Selection and assembly of experimental instruments

4.3 Operations in the Experimental Process

In the virtual experiment process, the instrument can be operated and corresponding experimental reagents can be added by means of gestures. When adding the corresponding reagents, it needs to be implemented as much as possible by animation. Using the arm bones, as well as the collision detection of the reagents and the calculation of the distance to stimulate the generation of related operation animations, and then the corresponding reagent weights are added according to the experimental requirements in order to complete the subsequent animation interactions, and display the corresponding experimental phenomena. For the demonstration of experimental animation, you can use the conditional statement to set up, so you can complete the virtual experiment of hydrogen production, as shown in detail in Fig. 5 below.

Fig. 5.
figure 5

Operations in the experimental process

4.4 Experimental Test

When the experiment is completed, the system will generate the corresponding experimental test results, and ask questions by taking into account of the experimental cautions, operational safety, experimental phenomena and equipment assembly based on experimental principles, while students can also use the virtual environment to answer questions by gestures. The system evaluates the results according to the students’ answers and gives corresponding learning suggestions.

5 Conclusion

The implementation of virtual experiments using VR technology through the Kinect somatosensory technology allows students to perform experiments more realistically in a virtual environment.

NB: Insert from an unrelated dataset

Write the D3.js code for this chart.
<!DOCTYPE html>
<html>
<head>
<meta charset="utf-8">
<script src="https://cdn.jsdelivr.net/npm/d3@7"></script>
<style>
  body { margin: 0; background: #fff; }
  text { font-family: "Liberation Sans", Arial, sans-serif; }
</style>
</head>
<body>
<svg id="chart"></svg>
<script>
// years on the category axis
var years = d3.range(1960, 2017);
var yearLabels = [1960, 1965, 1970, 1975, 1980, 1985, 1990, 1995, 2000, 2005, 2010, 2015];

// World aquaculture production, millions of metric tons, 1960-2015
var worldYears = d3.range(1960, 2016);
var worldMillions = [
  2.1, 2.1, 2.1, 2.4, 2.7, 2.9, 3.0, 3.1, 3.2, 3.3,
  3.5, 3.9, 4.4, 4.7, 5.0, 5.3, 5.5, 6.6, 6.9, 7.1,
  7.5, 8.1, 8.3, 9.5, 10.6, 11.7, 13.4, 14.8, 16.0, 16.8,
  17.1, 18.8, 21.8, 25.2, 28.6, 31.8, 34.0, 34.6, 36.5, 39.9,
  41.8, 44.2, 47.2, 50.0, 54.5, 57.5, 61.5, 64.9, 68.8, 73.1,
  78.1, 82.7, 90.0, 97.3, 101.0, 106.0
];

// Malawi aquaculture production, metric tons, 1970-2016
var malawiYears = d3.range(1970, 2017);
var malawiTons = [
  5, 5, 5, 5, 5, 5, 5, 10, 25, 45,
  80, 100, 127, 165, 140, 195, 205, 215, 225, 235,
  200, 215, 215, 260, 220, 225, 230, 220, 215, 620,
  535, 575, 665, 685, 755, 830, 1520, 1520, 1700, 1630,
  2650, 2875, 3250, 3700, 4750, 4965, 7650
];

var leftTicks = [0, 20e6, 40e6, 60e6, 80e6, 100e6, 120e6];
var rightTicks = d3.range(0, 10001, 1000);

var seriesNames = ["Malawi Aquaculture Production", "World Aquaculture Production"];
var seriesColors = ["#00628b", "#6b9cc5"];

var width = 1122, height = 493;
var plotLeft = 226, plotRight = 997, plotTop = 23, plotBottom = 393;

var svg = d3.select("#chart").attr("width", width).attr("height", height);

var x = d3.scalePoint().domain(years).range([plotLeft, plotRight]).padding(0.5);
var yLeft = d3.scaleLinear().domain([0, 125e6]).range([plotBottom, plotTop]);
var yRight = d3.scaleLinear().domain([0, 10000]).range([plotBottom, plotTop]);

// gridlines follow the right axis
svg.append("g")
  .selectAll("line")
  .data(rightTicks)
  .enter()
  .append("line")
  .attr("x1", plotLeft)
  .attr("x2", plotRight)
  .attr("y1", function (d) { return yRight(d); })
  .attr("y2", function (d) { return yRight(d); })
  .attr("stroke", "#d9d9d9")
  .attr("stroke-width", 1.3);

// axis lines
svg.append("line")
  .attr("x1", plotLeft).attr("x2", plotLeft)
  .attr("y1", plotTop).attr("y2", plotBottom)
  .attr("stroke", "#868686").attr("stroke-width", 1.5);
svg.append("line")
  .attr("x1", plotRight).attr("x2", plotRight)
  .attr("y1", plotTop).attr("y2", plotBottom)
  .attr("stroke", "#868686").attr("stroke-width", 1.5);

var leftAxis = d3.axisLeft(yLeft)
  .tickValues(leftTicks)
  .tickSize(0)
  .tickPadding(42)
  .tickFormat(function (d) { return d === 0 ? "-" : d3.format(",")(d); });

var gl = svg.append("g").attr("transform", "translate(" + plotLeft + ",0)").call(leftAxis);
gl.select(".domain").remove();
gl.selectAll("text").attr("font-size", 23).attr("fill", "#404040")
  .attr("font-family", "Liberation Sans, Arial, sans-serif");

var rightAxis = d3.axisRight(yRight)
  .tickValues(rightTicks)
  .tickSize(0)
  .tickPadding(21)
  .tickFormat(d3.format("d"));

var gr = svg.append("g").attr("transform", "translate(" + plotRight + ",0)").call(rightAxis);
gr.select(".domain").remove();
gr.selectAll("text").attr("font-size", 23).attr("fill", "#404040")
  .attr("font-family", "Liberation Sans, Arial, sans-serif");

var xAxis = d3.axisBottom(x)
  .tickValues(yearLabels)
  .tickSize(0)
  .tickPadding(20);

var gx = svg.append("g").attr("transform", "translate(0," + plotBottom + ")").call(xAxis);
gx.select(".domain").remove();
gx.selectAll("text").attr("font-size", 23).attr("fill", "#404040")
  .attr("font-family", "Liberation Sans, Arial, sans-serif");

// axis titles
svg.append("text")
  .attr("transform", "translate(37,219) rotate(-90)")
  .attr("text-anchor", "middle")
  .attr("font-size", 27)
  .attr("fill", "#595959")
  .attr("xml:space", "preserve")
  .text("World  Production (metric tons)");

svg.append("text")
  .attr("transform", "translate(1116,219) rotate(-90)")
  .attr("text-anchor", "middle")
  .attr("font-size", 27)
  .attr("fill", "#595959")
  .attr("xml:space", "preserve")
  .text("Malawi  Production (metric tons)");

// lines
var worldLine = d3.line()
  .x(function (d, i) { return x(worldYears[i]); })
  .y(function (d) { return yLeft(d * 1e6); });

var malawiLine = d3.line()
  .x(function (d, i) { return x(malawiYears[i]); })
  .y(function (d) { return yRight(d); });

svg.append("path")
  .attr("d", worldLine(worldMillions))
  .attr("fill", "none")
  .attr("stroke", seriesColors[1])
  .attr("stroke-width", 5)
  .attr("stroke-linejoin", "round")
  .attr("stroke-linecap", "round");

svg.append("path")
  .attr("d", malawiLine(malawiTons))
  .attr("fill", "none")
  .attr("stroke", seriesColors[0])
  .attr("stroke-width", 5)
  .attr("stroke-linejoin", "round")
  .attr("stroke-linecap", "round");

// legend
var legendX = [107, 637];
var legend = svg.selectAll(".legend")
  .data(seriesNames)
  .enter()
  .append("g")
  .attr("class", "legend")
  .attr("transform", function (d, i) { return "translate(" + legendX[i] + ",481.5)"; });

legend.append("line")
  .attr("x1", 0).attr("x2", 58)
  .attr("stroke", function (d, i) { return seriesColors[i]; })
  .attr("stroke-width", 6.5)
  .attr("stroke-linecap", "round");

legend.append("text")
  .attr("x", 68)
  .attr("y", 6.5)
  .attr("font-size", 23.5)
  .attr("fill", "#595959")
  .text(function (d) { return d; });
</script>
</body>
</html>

In this way, many sensory organs of students can be mobilized to participate in experiments and learning, so that it is better to help students improve their experimental ability. This technology can also save a lot of animation production problems involved in traditional virtual experiments, so it can greatly improve the efficiency of the Kinect-based virtual experiment, and save significant cost, providing corresponding direction of innovation on the in-depth application of virtual experimental technology.